India had in the past taken a keen interest in solving the bloody conflict between Sri Lanka's government and Tamil Tigers who want to carve out a separate state for ethnic minority Tamils in the northeast.

India is home to some 56 million Tamils with family and cultural ties to those in Sri Lanka.

India, however, distanced itself from the conflict after the 1991 assassination of its former Prime Minister Rajiv Gandhi by a Tiger suicide bomber, apparently in revenge for New Delhi's decision to send a peacekeeping force to its tiny neighbour in 1987.

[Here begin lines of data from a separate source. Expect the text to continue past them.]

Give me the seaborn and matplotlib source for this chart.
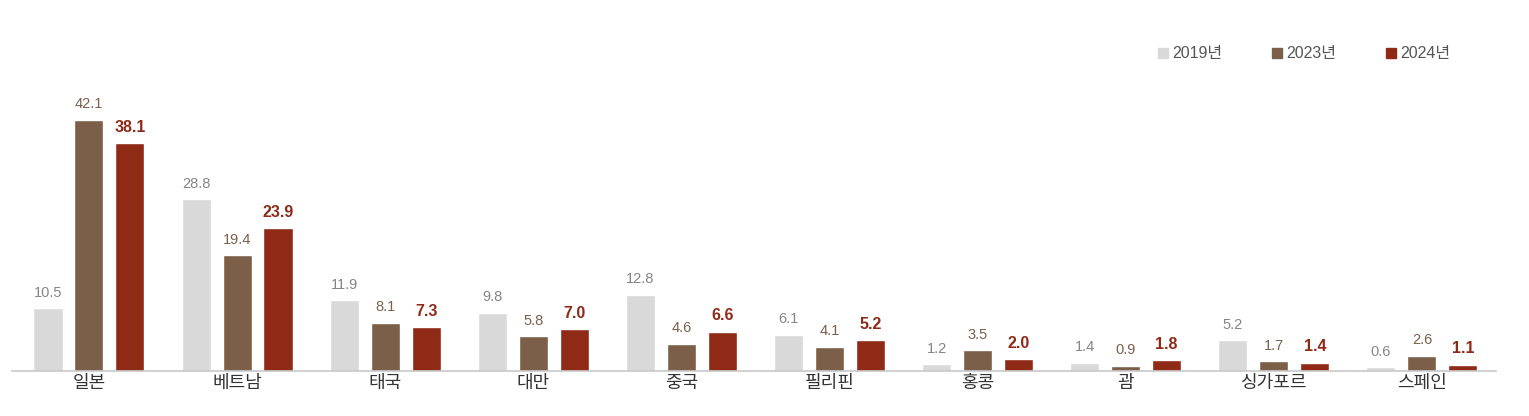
import pandas as pd
import numpy as np
import matplotlib.pyplot as plt
import seaborn as sns
from matplotlib.patches import Patch

countries = ['일본', '베트남', '태국', '대만', '중국', '필리핀', '홍콩', '괌', '싱가포르', '스페인']
years = ['2019년', '2023년', '2024년']
v2019 = [10.5, 28.8, 11.9, 9.8, 12.8, 6.1, 1.2, 1.4, 5.2, 0.6]
v2023 = [42.1, 19.4, 8.1, 5.8, 4.6, 4.1, 3.5, 0.9, 1.7, 2.6]
v2024 = [38.1, 23.9, 7.3, 7.0, 6.6, 5.2, 2.0, 1.8, 1.4, 1.1]

bar_colors = ['#d9d9d9', '#7b5f48', '#8f2a17']
label_colors = ['#858585', '#7b5f48', '#8f2a17']

df = pd.DataFrame({
    'country': countries * 3,
    'year': [y for y in years for _ in countries],
    'value': v2019 + v2023 + v2024,
})

sns.set_style('white')
plt.rcParams['font.family'] = ['Liberation Sans', 'Noto Sans CJK KR', 'DejaVu Sans']

fig = plt.figure(figsize=(15.29, 4.16), dpi=100)
ax = fig.add_axes([0.0078, 0.108, 0.9706, 0.84])

sns.barplot(data=df, x='country', y='value', hue='year', palette=bar_colors,
            width=0.83, gap=0.29, ax=ax, legend=False, saturation=1)

for i, cont in enumerate(ax.containers):
    labels = ['%.1f' % v for v in cont.datavalues]
    if i == 2:
        ax.bar_label(cont, labels=labels, padding=6, color=label_colors[i],
                     fontsize=11.5, fontweight='bold')
    else:
        ax.bar_label(cont, labels=labels, padding=6, color=label_colors[i],
                     fontsize=10.5)

ax.set_xlim(-0.52, 9.5)
ax.set_ylim(0, 58.5)
ax.set_xlabel('')
ax.set_ylabel('')
ax.set_yticks([])
ax.tick_params(axis='x', length=0, labelsize=13, colors='#333333', pad=2)
for lbl in ax.get_xticklabels():
    lbl.set_family(['Noto Sans CJK KR', 'DejaVu Sans'])
for s in ['top', 'right', 'left']:
    ax.spines[s].set_visible(False)
ax.spines['bottom'].set_color('#c8c8c8')
ax.spines['bottom'].set_linewidth(1.2)

handles = [Patch(color=c) for c in bar_colors]
ax.legend(handles, years, loc='upper right', bbox_to_anchor=(0.979, 0.97),
          ncol=3, frameon=False, handlelength=0.6, handleheight=0.6,
          handletextpad=0.3, columnspacing=3.1,
          prop={'size': 11.5}, labelcolor='#555555')

fig.savefig('out.png', dpi=100)
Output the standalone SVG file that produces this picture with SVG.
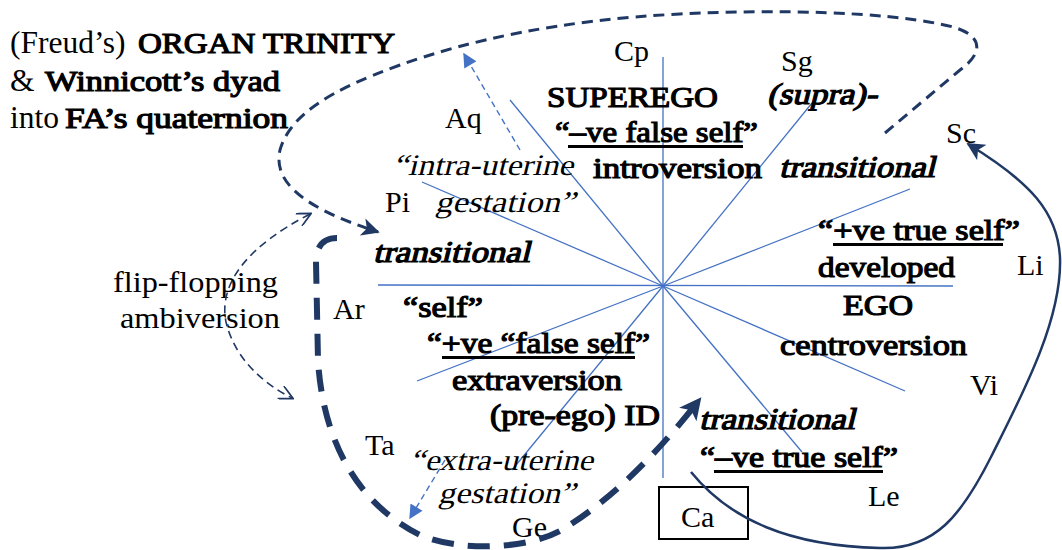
<svg xmlns="http://www.w3.org/2000/svg" width="1062" height="550" viewBox="0 0 1062 550">
<style>
.ray{stroke:#4472C4;stroke-width:1.3;fill:none}
.ul{fill:#000}
.loop{stroke:#1F3864;stroke-width:3;fill:none;stroke-dasharray:11 7}
.thick{stroke:#1F3864;stroke-width:6;fill:none;stroke-dasharray:22 14}
.flip{stroke:#1F3864;stroke-width:1.6;fill:none;stroke-dasharray:8 5}
.blue{stroke:#4472C4;stroke-width:1.4;fill:none;stroke-dasharray:6 4}
.solid{stroke:#1F3864;stroke-width:2.5;fill:none}
</style>
<defs>
<marker id="navyHead" viewBox="0 0 10 10" refX="9" refY="5" markerWidth="20" markerHeight="18" markerUnits="userSpaceOnUse" orient="auto"><path d="M0,0 L10,5 L0,10 L2.5,5 z" fill="#1F3864"/></marker>
<marker id="navyHeadL" viewBox="0 0 10 10" refX="9" refY="5" markerWidth="24" markerHeight="22" markerUnits="userSpaceOnUse" orient="auto"><path d="M0,0 L10,5 L0,10 L2.5,5 z" fill="#1F3864"/></marker>
<marker id="blueHead" viewBox="0 0 10 10" refX="9" refY="5" markerWidth="16" markerHeight="14" markerUnits="userSpaceOnUse" orient="auto"><path d="M0,0 L10,5 L0,10 z" fill="#4472C4"/></marker>
<marker id="openHead" viewBox="0 0 10 10" refX="9" refY="5" markerWidth="16" markerHeight="14" markerUnits="userSpaceOnUse" orient="auto-start-reverse"><path d="M0,0 L10,5 L0,10" fill="none" stroke="#1F3864" stroke-width="1.2"/></marker>
</defs>

<g id="rays">
<line class="ray" x1="663" y1="57" x2="663" y2="478"/>
<line class="ray" x1="378" y1="285" x2="953" y2="286"/>
<line class="ray" x1="663" y1="286" x2="510" y2="100"/>
<line class="ray" x1="663" y1="286" x2="422" y2="182"/>
<line class="ray" x1="663" y1="286" x2="812" y2="103"/>
<line class="ray" x1="663" y1="286" x2="910" y2="189"/>
<line class="ray" x1="663" y1="286" x2="905" y2="391"/>
<line class="ray" x1="663" y1="286" x2="802" y2="452"/>
<line class="ray" x1="663" y1="286" x2="417" y2="381"/>
<line class="ray" x1="663" y1="286" x2="512" y2="470"/>
</g>

<g id="title">
<text font-family="Liberation Serif" font-size="31.5" x="10" y="53">(Freud’s)</text>
<text font-family="Liberation Serif" font-size="30" stroke="#000" stroke-width="1.2" x="138" y="53" textLength="257" lengthAdjust="spacingAndGlyphs">ORGAN TRINITY</text>
<text font-family="Liberation Serif" font-size="31.5" x="10" y="91">&amp;</text>
<text font-family="Liberation Serif" font-size="30" stroke="#000" stroke-width="1.2" x="45" y="91" textLength="235" lengthAdjust="spacingAndGlyphs">Winnicott’s dyad</text>
<text font-family="Liberation Serif" font-size="31.5" x="10" y="128">into</text>
<text font-family="Liberation Serif" font-size="30" stroke="#000" stroke-width="1.2" x="65" y="128" textLength="223" lengthAdjust="spacingAndGlyphs">FA’s quaternion</text>
</g>

<g id="labels">
<text font-family="Liberation Serif" font-size="30" x="614" y="61">Cp</text>
<text font-family="Liberation Serif" font-size="30" x="781" y="71">Sg</text>
<text font-family="Liberation Serif" font-size="30" x="445" y="128">Aq</text>
<text font-family="Liberation Serif" font-size="30" x="946" y="143">Sc</text>
<text font-family="Liberation Serif" font-size="30" x="385" y="212">Pi</text>
<text font-family="Liberation Serif" font-size="30" x="333" y="319">Ar</text>
<text font-family="Liberation Serif" font-size="30" x="1017" y="275">Li</text>
<text font-family="Liberation Serif" font-size="30" x="970" y="395">Vi</text>
<text font-family="Liberation Serif" font-size="30" x="365" y="455">Ta</text>
<text font-family="Liberation Serif" font-size="30" x="512" y="537">Ge</text>
<text font-family="Liberation Serif" font-size="30" x="868" y="506">Le</text>
</g>

<g id="node-ca">
<rect x="659" y="487" width="89" height="52" fill="none" stroke="#000" stroke-width="2"/>
<text font-family="Liberation Serif" font-size="30" x="681" y="527">Ca</text>
</g>

<g id="node-superego">
<text font-family="Liberation Serif" font-size="30" stroke="#000" stroke-width="1.2" x="547" y="107" textLength="171" lengthAdjust="spacingAndGlyphs">SUPEREGO</text>
<text font-family="Liberation Serif" font-size="30" stroke="#000" stroke-width="1.2" x="555" y="142" textLength="203" lengthAdjust="spacingAndGlyphs">“–ve false self”</text>
<rect class="ul" x="568" y="145" width="175" height="3"/>
<text font-family="Liberation Serif" font-size="30" stroke="#000" stroke-width="1.2" x="593" y="178" textLength="169" lengthAdjust="spacingAndGlyphs">introversion</text>
</g>

<g id="node-supra">
<text font-family="Liberation Serif" font-size="30" stroke="#000" stroke-width="1.2" transform="translate(767,104) skewX(-14)" x="0" y="0" textLength="110" lengthAdjust="spacingAndGlyphs">(supra)-</text>
<text font-family="Liberation Serif" font-size="30" stroke="#000" stroke-width="1.2" transform="translate(779,177) skewX(-14)" x="0" y="0" textLength="156" lengthAdjust="spacingAndGlyphs">transitional</text>
</g>

<g id="node-ego">
<text font-family="Liberation Serif" font-size="30" stroke="#000" stroke-width="1.2" x="818" y="240" textLength="202" lengthAdjust="spacingAndGlyphs">“+ve true self”</text>
<rect class="ul" x="833" y="243" width="170" height="3"/>
<text font-family="Liberation Serif" font-size="30" stroke="#000" stroke-width="1.2" x="818" y="277" textLength="137" lengthAdjust="spacingAndGlyphs">developed</text>
<text font-family="Liberation Serif" font-size="30" stroke="#000" stroke-width="1.2" x="843" y="315" textLength="70" lengthAdjust="spacingAndGlyphs">EGO</text>
<text font-family="Liberation Serif" font-size="30" stroke="#000" stroke-width="1.2" x="780" y="355" textLength="187" lengthAdjust="spacingAndGlyphs">centroversion</text>
</g>

<g id="node-self">
<text font-family="Liberation Serif" font-size="30" stroke="#000" stroke-width="1.2" transform="translate(373,262) skewX(-14)" x="0" y="0" textLength="157" lengthAdjust="spacingAndGlyphs">transitional</text>
<text font-family="Liberation Serif" font-size="30" stroke="#000" stroke-width="1.2" x="403" y="317" textLength="80" lengthAdjust="spacingAndGlyphs">“self”</text>
<text font-family="Liberation Serif" font-size="30" stroke="#000" stroke-width="1.2" x="427" y="353" textLength="223" lengthAdjust="spacingAndGlyphs">“+ve “false self”</text>
<rect class="ul" x="442" y="356" width="193" height="3"/>
<text font-family="Liberation Serif" font-size="30" stroke="#000" stroke-width="1.2" x="452" y="390" textLength="170" lengthAdjust="spacingAndGlyphs">extraversion</text>
<text font-family="Liberation Serif" font-size="30" stroke="#000" stroke-width="1.2" x="490" y="425" textLength="170" lengthAdjust="spacingAndGlyphs">(pre-ego) ID</text>
</g>

<g id="node-true">
<text font-family="Liberation Serif" font-size="30" stroke="#000" stroke-width="1.2" transform="translate(699,429) skewX(-14)" x="0" y="0" textLength="156" lengthAdjust="spacingAndGlyphs">transitional</text>
<text font-family="Liberation Serif" font-size="30" stroke="#000" stroke-width="1.2" x="700" y="467" textLength="198" lengthAdjust="spacingAndGlyphs">“–ve true self”</text>
<rect class="ul" x="714" y="470" width="169" height="3"/>
</g>

<g id="node-intra">
<text font-family="Liberation Serif" font-size="30" transform="translate(393,175) skewX(-14)" x="0" y="0" textLength="180" lengthAdjust="spacingAndGlyphs">“intra-uterine</text>
<text font-family="Liberation Serif" font-size="30" transform="translate(435,212) skewX(-14)" x="0" y="0" textLength="140" lengthAdjust="spacingAndGlyphs">gestation”</text>
</g>

<g id="node-extra">
<text font-family="Liberation Serif" font-size="30" transform="translate(410,470) skewX(-14)" x="0" y="0" textLength="183" lengthAdjust="spacingAndGlyphs">“extra-uterine</text>
<text font-family="Liberation Serif" font-size="30" transform="translate(438,503) skewX(-14)" x="0" y="0" textLength="137" lengthAdjust="spacingAndGlyphs">gestation”</text>
</g>

<g id="node-flip">
<text font-family="Liberation Serif" font-size="30" x="113" y="292" textLength="165" lengthAdjust="spacingAndGlyphs">flip-flopping</text>
<text font-family="Liberation Serif" font-size="30" x="120" y="328" textLength="160" lengthAdjust="spacingAndGlyphs">ambiversion</text>
</g>

<g id="connectors">
<path class="loop" d="M885,133 L960,70 C985,52 985,32 940,24 C880,12 780,9 680,14 C560,20 470,40 400,65 C330,90 290,115 280,150 C272,185 310,210 378,232" marker-end="url(#navyHead)"/>
<path class="thick" d="M337,238 C322,238 316,248 316,262 L318,360 C322,430 350,500 420,535 C460,552 530,550 565,528 C615,497 660,450 700,399" marker-end="url(#navyHeadL)"/>
<path class="flip" d="M310,214 C250,245 218,282 226,322 C234,356 260,382 292,398" marker-start="url(#openHead)" marker-end="url(#openHead)"/>
<path class="blue" d="M520,150 L464,54" marker-end="url(#blueHead)"/>
<path class="blue" d="M445,460 L410,518" marker-end="url(#blueHead)"/>
<path class="solid" d="M691,472 C730,520 790,546 880,548 C935,550 962,515 992,455 C1022,395 1062,320 1060,258 C1058,212 1030,182 968,144" marker-end="url(#navyHead)"/>
</g>
</svg>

Despite its reluctance to play a direct mediating role, New Delhi has continued to push for a negotiated and peaceful settlement to the conflict.

A 2002 Norway-brokered ceasefire brought a few years of relative peace to the tropical island, but since late 2005, violence in Sri Lanka has escalated, with over 3,600 people killed last year alone.

India is hosting a summit of the regional South Asian Association for Regional Cooperation, or SAARC, in April.

The grouping was formed in 1985 to promote regional trade and economic cooperation.

It comprises Bangladesh, Bhutan, India, the Maldives, Nepal, Pakistan and Sri Lanka. Last year, it admitted Afghanistan as the eighth member.